The more the days go by, the more damning the revelations about the hours leading up to the “floods of the century” on October 29 become for the government, which is responsible for disaster management, warning the population and activating the emergency services. Overwhelmed by the disaster and unaware of its seriousness, the conservative Valencian government downplayed warnings from the Meteorological Agency (Aemet), which had declared a red alert at 7:36 am on the morning of October 29.

The regional authorities also ignored the seriousness of the information transmitted by the Confederación Hidrográfica del Jucar, as early as 11 am, to Valencian emergency services, concerning the flow of the Magre River and the Poyo, the watercourse that devastated Chiva at midday and then, in the evening, Paiporta, Catarroja and other neighborhoods in the southern suburbs of Valencia.

Ten days after the tragedy, it appears that throughout the day, the Spanish government, led by the socialist Pedro Sanchez, tried to alert the regional authorities to the importance of taking action. Central government delegate Pilar Barnabé convened a meeting at 9 am with the Military Emergency Unit (UME), the Civil Guard, the Aemet and the Valencian emergency services.

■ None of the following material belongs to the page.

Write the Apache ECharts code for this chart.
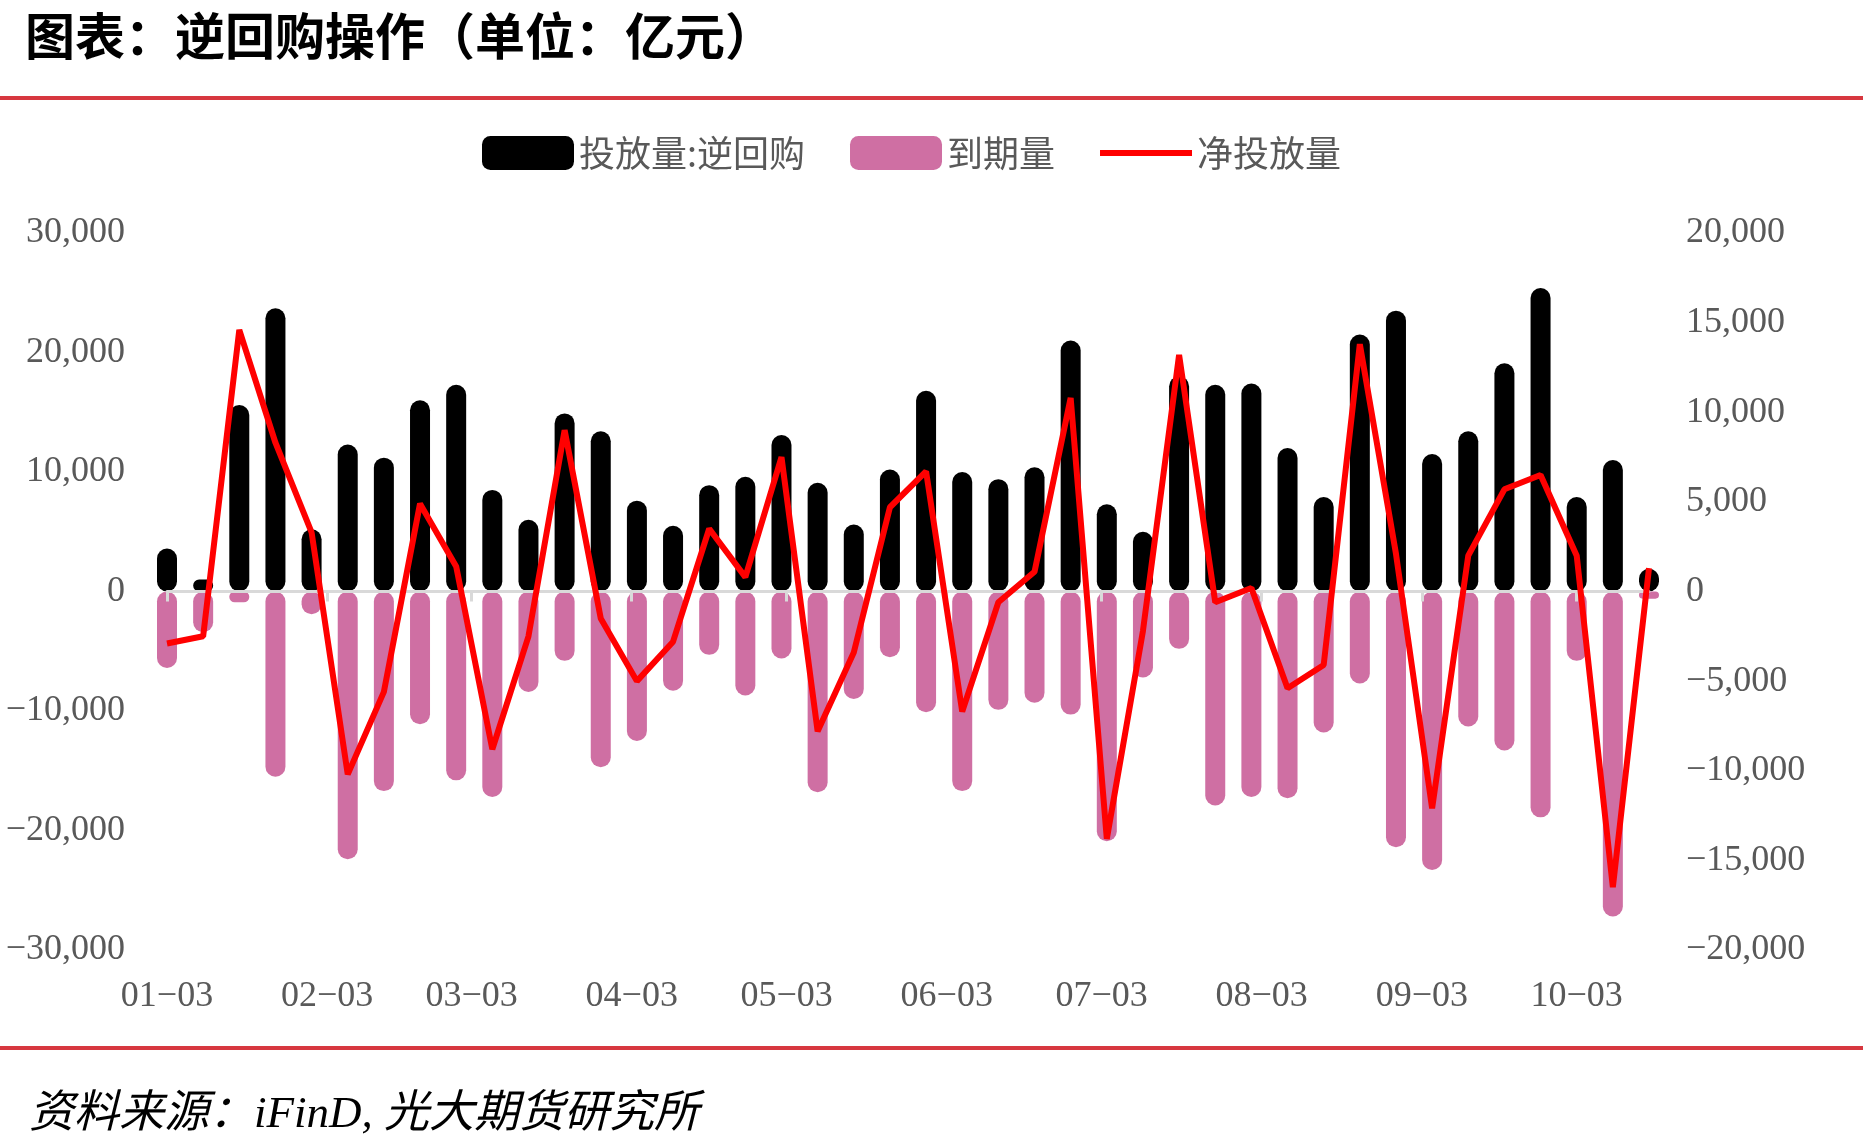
<!DOCTYPE html>
<html><head><meta charset="utf-8">
<script src="https://cdn.jsdelivr.net/npm/echarts@6/dist/echarts.min.js"></script>
<style>html,body{margin:0;padding:0;background:#fff}#c{width:1863px;height:1146px}</style>
</head><body><div id="c"></div>
<script>
const dates = ['2025-01-03','2025-01-10','2025-01-17','2025-01-24','2025-01-31','2025-02-07','2025-02-14','2025-02-21','2025-02-28','2025-03-07','2025-03-14','2025-03-21','2025-03-28','2025-04-04','2025-04-11','2025-04-18','2025-04-25','2025-05-02','2025-05-09','2025-05-16','2025-05-23','2025-05-30','2025-06-06','2025-06-13','2025-06-20','2025-06-27','2025-07-04','2025-07-11','2025-07-18','2025-07-25','2025-08-01','2025-08-08','2025-08-15','2025-08-22','2025-08-29','2025-09-05','2025-09-12','2025-09-19','2025-09-26','2025-10-03','2025-10-10','2025-10-17'];
const injection = [3600,1000,15600,23700,5200,12300,11200,16000,17300,8500,6000,14900,13400,7600,5500,8900,9600,13100,9100,5600,10200,16800,10000,9400,10400,21000,7300,5000,18000,17300,17400,12000,7900,21500,23500,11500,13400,19100,25400,7900,11000,1900];
const maturity = [-6400,-3400,-900,-15500,-1900,-22400,-16700,-11100,-15800,-17200,-8400,-5800,-14700,-12500,-8300,-5300,-8700,-5600,-16800,-9000,-5500,-10100,-16700,-9900,-9300,-10300,-20900,-7200,-4800,-17900,-17200,-17300,-11800,-7700,-21400,-23300,-11300,-13300,-18900,-5800,-27200,-600];
const netInjection = [-2900,-2500,14600,8300,3300,-10200,-5600,4900,1400,-8800,-2500,9000,-1500,-5000,-2800,3500,800,7500,-7800,-3400,4700,6700,-6700,-600,1100,10800,-13800,-2200,13200,-600,200,-5400,-4100,13800,2100,-12100,2000,5700,6500,2000,-16500,1300];
const monthTicks = ['2025-01-03','2025-02-03','2025-03-03','2025-04-03','2025-05-03','2025-06-03','2025-07-03','2025-08-03','2025-09-03','2025-10-03'];
const axisStart = '2025-01-03';
const axisEnd = '2025-10-17';

const T = s => +echarts.time.parse(s);
const pad = n => (n < 10 ? '0' : '') + n;
const numFmt = v => { const s = Math.abs(v).toLocaleString('en-US'); return v < 0 ? '\u2212' + s : s; };
const dateFmt = v => { const d = new Date(v); return pad(d.getMonth() + 1) + '\u2212' + pad(d.getDate()); };
const tickVals = monthTicks.map(T);
const gray = '#595959';
const numFont = 'Liberation Serif';

const chart = echarts.init(document.getElementById('c'));
chart.setOption({
  animation: false,
  backgroundColor: '#fff',
  title: {
    text: '图表：逆回购操作（单位：亿元）',
    left: 20, top: 6,
    textStyle: { fontSize: 50, fontWeight: 'bold', color: '#000', fontFamily: 'Noto Sans CJK SC' }
  },
  legend: {
    top: 130, left: 477,
    itemWidth: 92, itemHeight: 34, itemGap: 45,
    textStyle: { fontSize: 36, color: gray, fontFamily: 'Noto Sans CJK SC' },
    data: [
      { name: '投放量:逆回购' },
      { name: '到期量' },
      { name: '净投放量', icon: 'path://M0,0 H90 V6 H0 Z', itemStyle: { color: '#FF0000' } }
    ]
  },
  grid: { left: 167, right: 214, top: 233, bottom: 196 },
  xAxis: [
    {
      type: 'value', min: T(axisStart), max: T(axisEnd), position: 'bottom',
      axisLine: { show: false, onZero: false },
      axisTick: { show: false },
      splitLine: { show: false },
      axisLabel: { customValues: tickVals, formatter: dateFmt, fontSize: 36, color: gray, fontFamily: numFont, margin: 29 }
    },
    {
      type: 'value', min: T(axisStart), max: T(axisEnd), position: 'top', z: 5,
      axisLine: { show: true, onZero: true, lineStyle: { color: '#d9d9d9', width: 3 } },
      axisTick: { show: true, inside: true, length: 10, customValues: tickVals, lineStyle: { color: '#d9d9d9', width: 3 } },
      axisLabel: { show: false },
      splitLine: { show: false }
    }
  ],
  yAxis: [
    {
      type: 'value', min: -30000, max: 30000, interval: 10000, position: 'left',
      axisLine: { show: false }, axisTick: { show: false }, splitLine: { show: false },
      axisLabel: { formatter: numFmt, fontSize: 36, color: gray, fontFamily: numFont, margin: 42 }
    },
    {
      type: 'value', min: -20000, max: 20000, interval: 5000, position: 'right',
      axisLine: { show: false }, axisTick: { show: false }, splitLine: { show: false },
      axisLabel: { formatter: numFmt, fontSize: 36, color: gray, fontFamily: numFont, margin: 37 }
    }
  ],
  series: [
    {
      name: '投放量:逆回购', type: 'bar', xAxisIndex: 0, yAxisIndex: 0, barWidth: 20, barGap: '-100%',
      itemStyle: { color: '#000000', borderRadius: 10 },
      data: dates.map((d, i) => [T(d), injection[i]])
    },
    {
      name: '到期量', type: 'bar', xAxisIndex: 0, yAxisIndex: 0, barWidth: 20, barGap: '-100%',
      itemStyle: { color: '#CF6FA3', borderRadius: 10 },
      data: dates.map((d, i) => [T(d), maturity[i]])
    },
    {
      name: '净投放量', type: 'line', xAxisIndex: 0, yAxisIndex: 1, z: 10,
      symbol: 'none', showSymbol: false, lineStyle: { color: '#FF0000', width: 6 }, itemStyle: { color: '#FF0000' },
      data: dates.map((d, i) => [T(d), netInjection[i]])
    }
  ],
  graphic: [
    { type: 'rect', left: 0, top: 96, shape: { width: 1863, height: 4 }, style: { fill: '#D7373F' } },
    { type: 'rect', left: 0, top: 1046, shape: { width: 1863, height: 4 }, style: { fill: '#D7373F' } },
    { type: 'text', left: 29, top: 1093, style: { text: '资料来源：iFinD, 光大期货研究所', font: 'italic 45px "Liberation Serif", "Noto Sans CJK SC"', fill: '#000' } }
  ]
});
</script></body></html>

She also made three calls, between 12 and 2 pm, to the regional Minister of the Interior and Justice Salomé Pradas to make all state resources available to deal with the torrential rain and flooding then occurring in Utiel and threatening the entire province of Valencia. Pradas did not ultimately declare level 2 of the emergency plan until around 3 pm, at which point she called on the UME only for the Utiel area.